** DATASET EXTRACT **
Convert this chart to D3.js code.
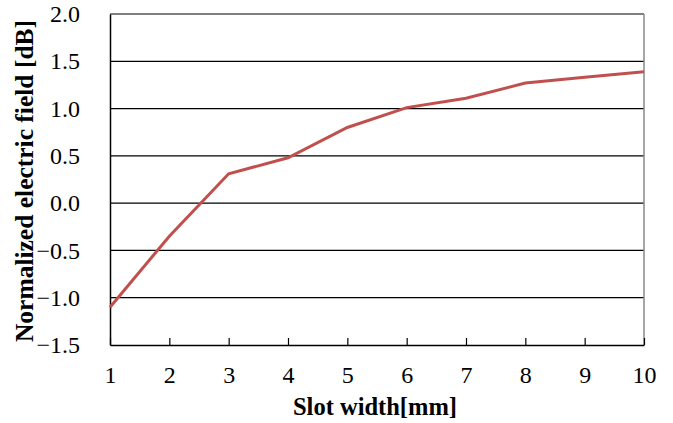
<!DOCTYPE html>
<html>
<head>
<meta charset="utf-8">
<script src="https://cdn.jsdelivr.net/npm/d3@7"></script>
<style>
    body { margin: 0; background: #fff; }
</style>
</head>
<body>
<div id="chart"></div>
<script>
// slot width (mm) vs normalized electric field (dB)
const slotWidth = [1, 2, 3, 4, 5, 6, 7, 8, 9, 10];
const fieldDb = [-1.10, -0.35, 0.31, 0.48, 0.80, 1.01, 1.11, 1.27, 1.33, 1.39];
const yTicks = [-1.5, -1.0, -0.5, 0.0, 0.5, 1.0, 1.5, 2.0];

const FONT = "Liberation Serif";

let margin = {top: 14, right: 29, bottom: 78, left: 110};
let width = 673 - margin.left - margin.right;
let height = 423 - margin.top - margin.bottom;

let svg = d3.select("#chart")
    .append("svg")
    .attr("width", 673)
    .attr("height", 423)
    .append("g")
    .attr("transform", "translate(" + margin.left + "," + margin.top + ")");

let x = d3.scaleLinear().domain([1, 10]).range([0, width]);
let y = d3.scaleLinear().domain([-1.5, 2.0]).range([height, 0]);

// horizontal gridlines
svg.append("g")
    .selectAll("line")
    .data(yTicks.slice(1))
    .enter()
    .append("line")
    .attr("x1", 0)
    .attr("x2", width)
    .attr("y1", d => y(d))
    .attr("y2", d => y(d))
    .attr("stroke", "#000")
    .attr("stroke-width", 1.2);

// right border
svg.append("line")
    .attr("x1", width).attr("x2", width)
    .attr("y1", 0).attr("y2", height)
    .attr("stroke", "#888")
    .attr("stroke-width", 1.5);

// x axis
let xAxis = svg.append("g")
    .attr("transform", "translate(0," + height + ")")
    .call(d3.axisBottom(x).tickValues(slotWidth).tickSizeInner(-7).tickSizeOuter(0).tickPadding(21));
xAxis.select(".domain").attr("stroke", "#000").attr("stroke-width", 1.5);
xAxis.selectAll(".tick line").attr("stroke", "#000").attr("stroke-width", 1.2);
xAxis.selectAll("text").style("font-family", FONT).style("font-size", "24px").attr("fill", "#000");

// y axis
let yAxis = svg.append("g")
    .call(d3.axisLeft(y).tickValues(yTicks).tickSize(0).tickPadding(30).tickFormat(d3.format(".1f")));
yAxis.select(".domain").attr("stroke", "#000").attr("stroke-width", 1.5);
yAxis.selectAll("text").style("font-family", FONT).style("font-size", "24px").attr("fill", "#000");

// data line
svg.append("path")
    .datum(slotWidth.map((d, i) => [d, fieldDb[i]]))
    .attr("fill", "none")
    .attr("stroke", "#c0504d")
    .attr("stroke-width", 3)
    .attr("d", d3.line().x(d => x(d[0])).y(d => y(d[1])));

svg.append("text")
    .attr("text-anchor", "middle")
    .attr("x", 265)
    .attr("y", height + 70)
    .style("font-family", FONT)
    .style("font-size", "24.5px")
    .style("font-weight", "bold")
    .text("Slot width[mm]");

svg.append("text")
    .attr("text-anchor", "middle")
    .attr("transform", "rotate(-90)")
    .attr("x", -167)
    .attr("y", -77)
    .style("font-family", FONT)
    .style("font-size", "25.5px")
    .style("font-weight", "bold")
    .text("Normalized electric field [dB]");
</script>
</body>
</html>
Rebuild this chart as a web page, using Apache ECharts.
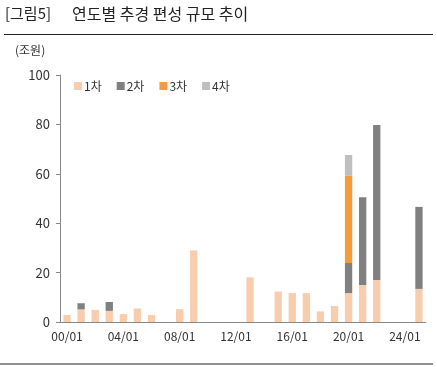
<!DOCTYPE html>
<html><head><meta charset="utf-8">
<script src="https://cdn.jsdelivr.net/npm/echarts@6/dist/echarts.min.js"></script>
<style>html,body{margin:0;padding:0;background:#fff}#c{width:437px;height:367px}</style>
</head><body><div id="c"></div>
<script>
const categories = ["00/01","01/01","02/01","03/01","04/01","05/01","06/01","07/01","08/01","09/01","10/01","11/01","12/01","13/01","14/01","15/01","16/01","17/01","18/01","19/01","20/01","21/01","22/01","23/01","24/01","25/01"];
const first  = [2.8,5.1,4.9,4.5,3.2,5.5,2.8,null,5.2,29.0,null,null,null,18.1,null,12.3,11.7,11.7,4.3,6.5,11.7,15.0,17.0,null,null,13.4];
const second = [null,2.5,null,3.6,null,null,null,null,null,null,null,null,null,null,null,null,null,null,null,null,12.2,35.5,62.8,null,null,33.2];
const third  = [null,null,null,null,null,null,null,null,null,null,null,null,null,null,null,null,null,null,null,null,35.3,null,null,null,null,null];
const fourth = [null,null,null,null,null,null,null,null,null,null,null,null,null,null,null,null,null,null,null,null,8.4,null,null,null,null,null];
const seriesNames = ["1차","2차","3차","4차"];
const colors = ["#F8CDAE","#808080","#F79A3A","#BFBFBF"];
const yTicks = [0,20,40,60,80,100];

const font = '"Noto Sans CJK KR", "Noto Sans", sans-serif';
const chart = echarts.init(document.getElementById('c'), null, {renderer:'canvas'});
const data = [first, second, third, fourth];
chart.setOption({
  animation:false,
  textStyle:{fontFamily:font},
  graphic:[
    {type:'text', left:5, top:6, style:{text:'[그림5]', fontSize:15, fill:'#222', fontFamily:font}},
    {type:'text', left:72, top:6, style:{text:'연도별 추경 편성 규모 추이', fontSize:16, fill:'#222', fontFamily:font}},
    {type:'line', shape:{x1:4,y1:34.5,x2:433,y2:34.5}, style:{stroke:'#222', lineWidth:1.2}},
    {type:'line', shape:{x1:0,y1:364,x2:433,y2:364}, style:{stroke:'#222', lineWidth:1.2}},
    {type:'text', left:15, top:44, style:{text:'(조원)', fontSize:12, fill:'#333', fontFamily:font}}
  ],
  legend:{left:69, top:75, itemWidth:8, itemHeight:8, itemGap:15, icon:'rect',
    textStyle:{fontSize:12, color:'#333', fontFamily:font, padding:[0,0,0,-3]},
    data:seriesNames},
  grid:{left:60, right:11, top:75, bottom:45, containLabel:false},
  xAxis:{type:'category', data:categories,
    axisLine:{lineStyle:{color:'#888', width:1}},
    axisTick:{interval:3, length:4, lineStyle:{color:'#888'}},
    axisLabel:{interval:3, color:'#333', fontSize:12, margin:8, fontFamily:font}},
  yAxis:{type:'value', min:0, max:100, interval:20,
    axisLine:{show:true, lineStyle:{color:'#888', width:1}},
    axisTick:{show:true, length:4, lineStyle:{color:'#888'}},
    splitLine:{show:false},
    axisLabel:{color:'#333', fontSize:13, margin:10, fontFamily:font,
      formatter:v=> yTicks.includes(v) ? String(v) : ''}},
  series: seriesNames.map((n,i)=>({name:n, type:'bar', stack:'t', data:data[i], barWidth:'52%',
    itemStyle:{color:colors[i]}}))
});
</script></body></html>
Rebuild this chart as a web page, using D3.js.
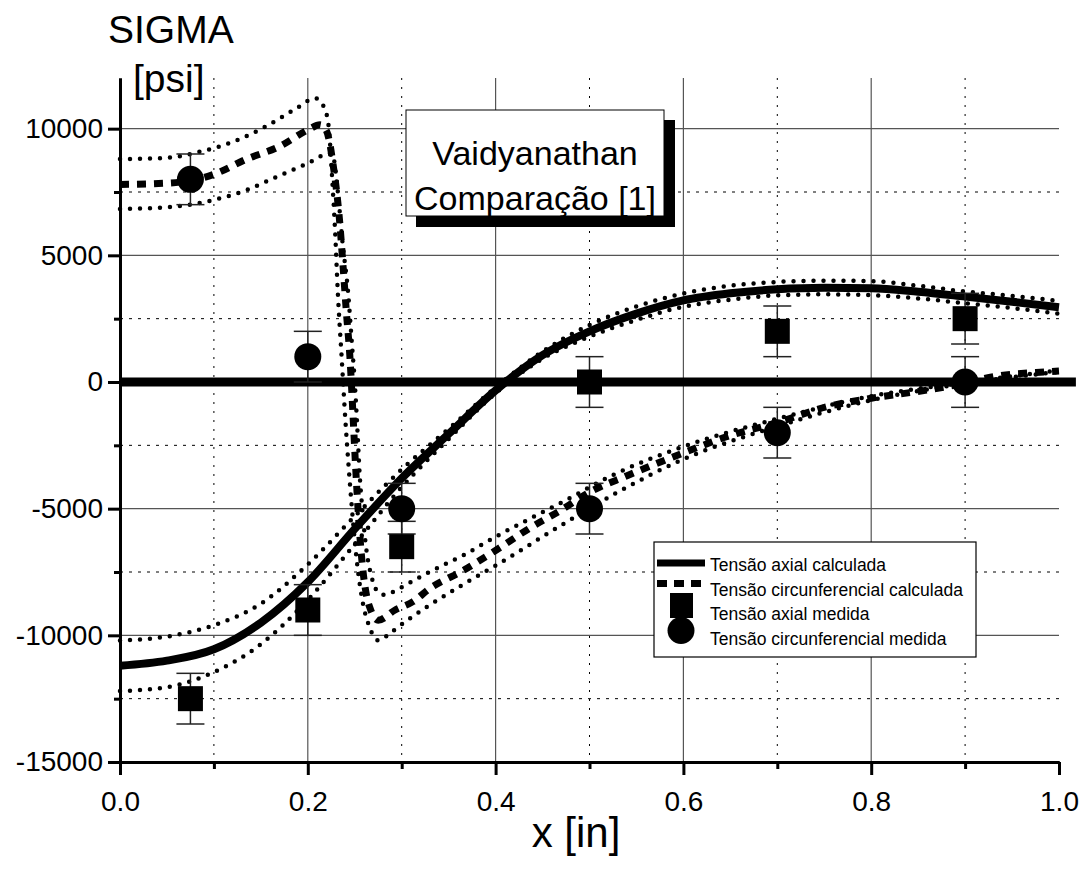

** PROBLEM DETAILS **
Keep every word of the data as it is when you write it out, but drop the pictures.

** THE RESULT **
Convert this chart to D3.js code.
<!DOCTYPE html>
<html>
<head>
<meta charset="utf-8">
<script src="https://cdn.jsdelivr.net/npm/d3@7"></script>
<style>
    body { margin: 0; background: #fff; }
</style>
</head>
<body>
<div id="chart"></div>
<script>
// slot width (mm) vs normalized electric field (dB)
const slotWidth = [1, 2, 3, 4, 5, 6, 7, 8, 9, 10];
const fieldDb = [-1.10, -0.35, 0.31, 0.48, 0.80, 1.01, 1.11, 1.27, 1.33, 1.39];
const yTicks = [-1.5, -1.0, -0.5, 0.0, 0.5, 1.0, 1.5, 2.0];

const FONT = "Liberation Serif";

let margin = {top: 14, right: 29, bottom: 78, left: 110};
let width = 673 - margin.left - margin.right;
let height = 423 - margin.top - margin.bottom;

let svg = d3.select("#chart")
    .append("svg")
    .attr("width", 673)
    .attr("height", 423)
    .append("g")
    .attr("transform", "translate(" + margin.left + "," + margin.top + ")");

let x = d3.scaleLinear().domain([1, 10]).range([0, width]);
let y = d3.scaleLinear().domain([-1.5, 2.0]).range([height, 0]);

// horizontal gridlines
svg.append("g")
    .selectAll("line")
    .data(yTicks.slice(1))
    .enter()
    .append("line")
    .attr("x1", 0)
    .attr("x2", width)
    .attr("y1", d => y(d))
    .attr("y2", d => y(d))
    .attr("stroke", "#000")
    .attr("stroke-width", 1.2);

// right border
svg.append("line")
    .attr("x1", width).attr("x2", width)
    .attr("y1", 0).attr("y2", height)
    .attr("stroke", "#888")
    .attr("stroke-width", 1.5);

// x axis
let xAxis = svg.append("g")
    .attr("transform", "translate(0," + height + ")")
    .call(d3.axisBottom(x).tickValues(slotWidth).tickSizeInner(-7).tickSizeOuter(0).tickPadding(21));
xAxis.select(".domain").attr("stroke", "#000").attr("stroke-width", 1.5);
xAxis.selectAll(".tick line").attr("stroke", "#000").attr("stroke-width", 1.2);
xAxis.selectAll("text").style("font-family", FONT).style("font-size", "24px").attr("fill", "#000");

// y axis
let yAxis = svg.append("g")
    .call(d3.axisLeft(y).tickValues(yTicks).tickSize(0).tickPadding(30).tickFormat(d3.format(".1f")));
yAxis.select(".domain").attr("stroke", "#000").attr("stroke-width", 1.5);
yAxis.selectAll("text").style("font-family", FONT).style("font-size", "24px").attr("fill", "#000");

// data line
svg.append("path")
    .datum(slotWidth.map((d, i) => [d, fieldDb[i]]))
    .attr("fill", "none")
    .attr("stroke", "#c0504d")
    .attr("stroke-width", 3)
    .attr("d", d3.line().x(d => x(d[0])).y(d => y(d[1])));

svg.append("text")
    .attr("text-anchor", "middle")
    .attr("x", 265)
    .attr("y", height + 70)
    .style("font-family", FONT)
    .style("font-size", "24.5px")
    .style("font-weight", "bold")
    .text("Slot width[mm]");

svg.append("text")
    .attr("text-anchor", "middle")
    .attr("transform", "rotate(-90)")
    .attr("x", -167)
    .attr("y", -77)
    .style("font-family", FONT)
    .style("font-size", "25.5px")
    .style("font-weight", "bold")
    .text("Normalized electric field [dB]");
</script>
</body>
</html>
Rebuild this chart as a web page, using Apache ECharts.
<!DOCTYPE html>
<html><head><meta charset="utf-8">
<script src="https://cdn.jsdelivr.net/npm/echarts@6/dist/echarts.min.js"></script>
<style>html,body{margin:0;padding:0;background:#fff}#c{width:437px;height:367px}</style>
</head><body><div id="c"></div>
<script>
const categories = ["00/01","01/01","02/01","03/01","04/01","05/01","06/01","07/01","08/01","09/01","10/01","11/01","12/01","13/01","14/01","15/01","16/01","17/01","18/01","19/01","20/01","21/01","22/01","23/01","24/01","25/01"];
const first  = [2.8,5.1,4.9,4.5,3.2,5.5,2.8,null,5.2,29.0,null,null,null,18.1,null,12.3,11.7,11.7,4.3,6.5,11.7,15.0,17.0,null,null,13.4];
const second = [null,2.5,null,3.6,null,null,null,null,null,null,null,null,null,null,null,null,null,null,null,null,12.2,35.5,62.8,null,null,33.2];
const third  = [null,null,null,null,null,null,null,null,null,null,null,null,null,null,null,null,null,null,null,null,35.3,null,null,null,null,null];
const fourth = [null,null,null,null,null,null,null,null,null,null,null,null,null,null,null,null,null,null,null,null,8.4,null,null,null,null,null];
const seriesNames = ["1차","2차","3차","4차"];
const colors = ["#F8CDAE","#808080","#F79A3A","#BFBFBF"];
const yTicks = [0,20,40,60,80,100];

const font = '"Noto Sans CJK KR", "Noto Sans", sans-serif';
const chart = echarts.init(document.getElementById('c'), null, {renderer:'canvas'});
const data = [first, second, third, fourth];
chart.setOption({
  animation:false,
  textStyle:{fontFamily:font},
  graphic:[
    {type:'text', left:5, top:6, style:{text:'[그림5]', fontSize:15, fill:'#222', fontFamily:font}},
    {type:'text', left:72, top:6, style:{text:'연도별 추경 편성 규모 추이', fontSize:16, fill:'#222', fontFamily:font}},
    {type:'line', shape:{x1:4,y1:34.5,x2:433,y2:34.5}, style:{stroke:'#222', lineWidth:1.2}},
    {type:'line', shape:{x1:0,y1:364,x2:433,y2:364}, style:{stroke:'#222', lineWidth:1.2}},
    {type:'text', left:15, top:44, style:{text:'(조원)', fontSize:12, fill:'#333', fontFamily:font}}
  ],
  legend:{left:69, top:75, itemWidth:8, itemHeight:8, itemGap:15, icon:'rect',
    textStyle:{fontSize:12, color:'#333', fontFamily:font, padding:[0,0,0,-3]},
    data:seriesNames},
  grid:{left:60, right:11, top:75, bottom:45, containLabel:false},
  xAxis:{type:'category', data:categories,
    axisLine:{lineStyle:{color:'#888', width:1}},
    axisTick:{interval:3, length:4, lineStyle:{color:'#888'}},
    axisLabel:{interval:3, color:'#333', fontSize:12, margin:8, fontFamily:font}},
  yAxis:{type:'value', min:0, max:100, interval:20,
    axisLine:{show:true, lineStyle:{color:'#888', width:1}},
    axisTick:{show:true, length:4, lineStyle:{color:'#888'}},
    splitLine:{show:false},
    axisLabel:{color:'#333', fontSize:13, margin:10, fontFamily:font,
      formatter:v=> yTicks.includes(v) ? String(v) : ''}},
  series: seriesNames.map((n,i)=>({name:n, type:'bar', stack:'t', data:data[i], barWidth:'52%',
    itemStyle:{color:colors[i]}}))
});
</script></body></html>
Rebuild this chart as a web page, using D3.js.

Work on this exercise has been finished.